Cluster Shield Troubleshooting

This page provides troubleshooting guidance for Sysdig Cluster Shield.

For an overview of Cluster Shield and installation instructions, see Cluster Shield.

API Slowness in EKS

Overview

If you experience slowness with the Kubernetes API server in an Elastic Kubernetes Service (EKS) cluster, and you have Cluster Shield with the Audit feature enabled, the issue could be related to cconnectivity problems between the EKS control plane and the audit webhook endpoint.

API slowness occurs because every API call to the Kubernetes API server must be validated by admission controllers before processing. These controllers enforce security and compliance checks on incoming requests.

If the admission controllers are unreachable—often due to networking issues preventing the EKS control plane from reaching the webhook endpoints—the API server waits while attempting to contact them. This waiting leads to retries and timeouts, significantly slowing down API response times. To prevent this, ensure that the admission controllers are accessible and properly connected.

Solution

To ensure proper connectivity and prevent slowness, do the following:

  1. Allow API Server Connectivity to Pods:

    For Cluster Shield’s Audit feature to function efficiently, the Kubernetes API server must be able to connect to the webhook endpoint.

    In EKS, where a custom Container Network Interface (CNI) may block direct communication, ensure that the necessary ports are open and accessible

    • Audit uses the port 6443 by default.
    • Admission Control uses the port 8443 by default.

    To customize these ports, see CNI on EKS.

  2. Update Security Group Rules:

    • Update the inbound rules for the Security Group associated with your EKS worker nodes to allow TCP traffic on the Audit port. 6443 is the default port used by Cluster Shield Audit.
    • Ensure that the source of this traffic is the EKS cluster’s control plane security group.

    This configuration allows the API server to reach the audit webhook endpoint without unnecessary delays.

    Security Group Inbound Rule Requirements:

    • Protocol: TCP
    • Port: The port you specified for Cluster Shield Audit. 6443 is the default port.
    • Source: The EKS cluster’s control plane security group

If you have also enabled the admission control feature of Cluster Shield, ensure that the TCP traffic on the admission controller port is allowed. 8443 is the default port for admission controller.

CNI on EKS

At times, you may need to change the default ports for Cluster Shield’s Audit and Admission Controller.

For instance, when using a custom Container Network Interface (CNI) on EKS, the API server may not be able to reach the webhook endpoint. This occurs because the control plane cannot be configured to run on a custom CNI in EKS.

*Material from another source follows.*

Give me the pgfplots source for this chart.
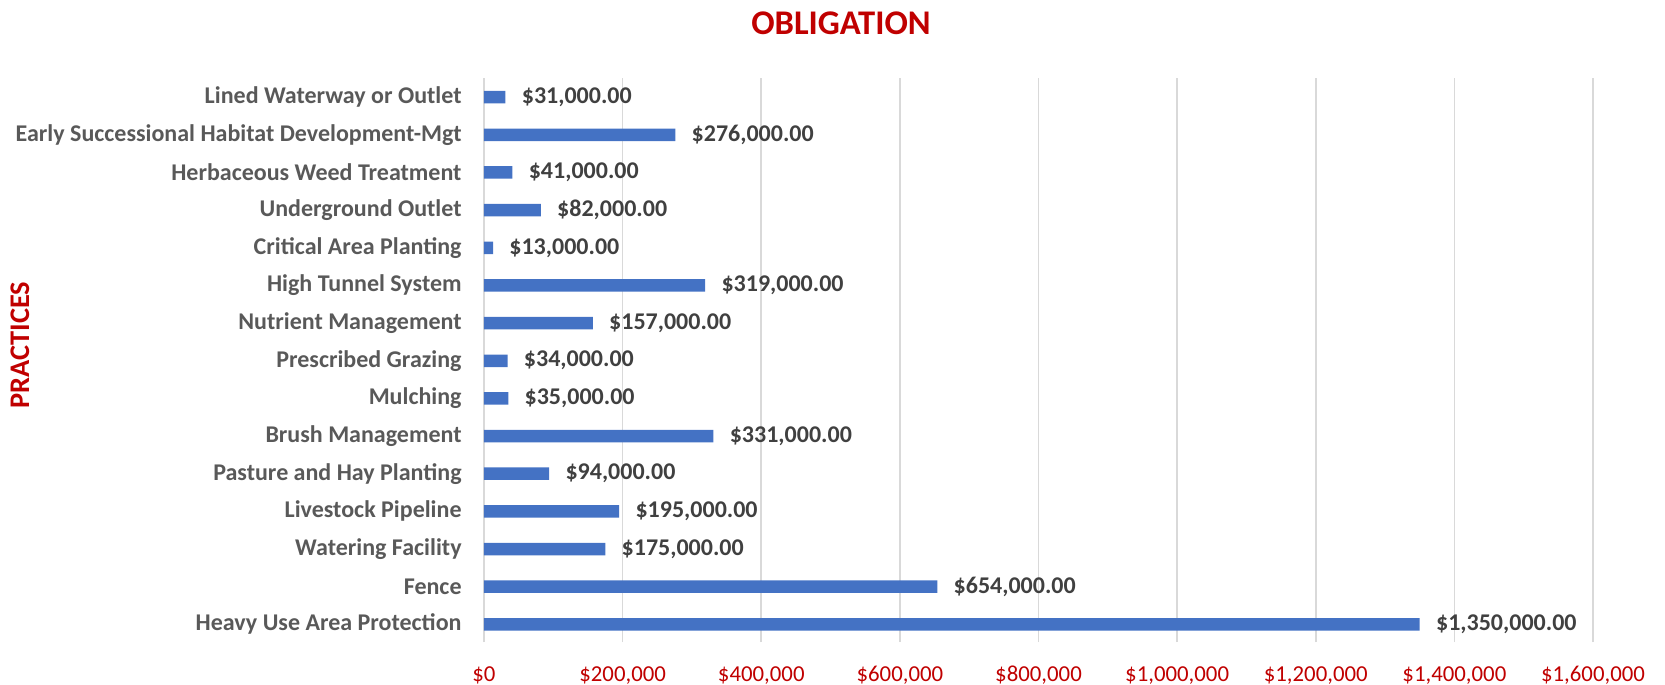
\documentclass[border=0pt]{standalone}
\usepackage{fontspec}
\setmainfont{Carlito}
\usepackage{pgfplots}
\pgfplotsset{compat=1.18}
\definecolor{barblue}{HTML}{4472C4}
\definecolor{gridgray}{HTML}{D9D9D9}
\definecolor{tickred}{HTML}{C00000}
\definecolor{catgray}{HTML}{595959}
\definecolor{labgray}{HTML}{404040}
\begin{document}
\begin{tikzpicture}
\begin{axis}[
  at={(0,0)}, anchor=south west,
  scale only axis, width=554.5pt, height=282pt,
  xbar, bar width=6.25pt,
  xmin=0, xmax=1600000, ymin=-0.47, ymax=14.51,
  xtick={0,200000,400000,600000,800000,1000000,1200000,1400000,1600000},
  xticklabels={{\$0},{\$200,000},{\$400,000},{\$600,000},{\$800,000},{\$1,000,000},{\$1,200,000},{\$1,400,000},{\$1,600,000}},
  ytick={0,1,2,3,4,5,6,7,8,9,10,11,12,13,14},
  yticklabels={Heavy Use Area Protection,Fence,Watering Facility,Livestock Pipeline,Pasture and Hay Planting,Brush Management,Mulching,Prescribed Grazing,Nutrient Management,High Tunnel System,Critical Area Planting,Underground Outlet,Herbaceous Weed Treatment,Early Successional Habitat Development-Mgt,Lined Waterway or Outlet},
  major tick length=0,
  axis line style={draw=none},
  xmajorgrids, grid style={color=gridgray, line width=0.8pt},
  xticklabel style={font=\fontsize{11.4}{13}\selectfont, text=tickred, anchor=base, inner sep=0pt, yshift=-19.5pt},
  yticklabel style={font=\fontsize{12}{14}\selectfont\bfseries, text=catgray, anchor=east, inner sep=0pt, xshift=-11pt},
  clip=false,
  scaled x ticks=false,
  /pgf/number format/assume math mode=true,
  point meta=explicit symbolic,
  nodes near coords,
  nodes near coords style={font=\fontsize{12}{14}\selectfont\bfseries, text=labgray, anchor=west, inner sep=0pt, xshift=8pt},
]
\addplot[fill=barblue, draw=none] coordinates {
  (1350000,0) [{\$1,350,000.00}]
  (654000,1) [{\$654,000.00}]
  (175000,2) [{\$175,000.00}]
  (195000,3) [{\$195,000.00}]
  (94000,4) [{\$94,000.00}]
  (331000,5) [{\$331,000.00}]
  (35000,6) [{\$35,000.00}]
  (34000,7) [{\$34,000.00}]
  (157000,8) [{\$157,000.00}]
  (319000,9) [{\$319,000.00}]
  (13000,10) [{\$13,000.00}]
  (82000,11) [{\$82,000.00}]
  (41000,12) [{\$41,000.00}]
  (276000,13) [{\$276,000.00}]
  (31000,14) [{\$31,000.00}]
};
\end{axis}
\node[anchor=base, font=\fontsize{17.3}{20}\selectfont\bfseries, text=tickred, inner sep=0pt] at (178.5pt,303.5pt) {OBLIGATION};
\node[rotate=90, anchor=center, font=\fontsize{14.2}{17}\selectfont\bfseries, text=tickred, inner sep=0pt] at (-232pt,148.5pt) {PRACTICES};
\pgfresetboundingbox
\path[use as bounding box] (-242pt,-21.5pt) rectangle (590.5pt,321pt);
\end{tikzpicture}
\end{document}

To resolve this issue, when installing Cluster Shield via Helm, apply the following configurations:

clusterShield:
  hostNetwork: true
  features:
    audit:
      http_port: 5000 # Or any other open and unused port >1024
    admission_control:
      http_port: 6000 # Or any other open and unused port >1024

Update the inbound rule in the EKS worker nodes security group, allowing TCP communication on the ports you specified from the EKS cluster security group. In this example, the ports you allow TCP communication are 5000 and 6000.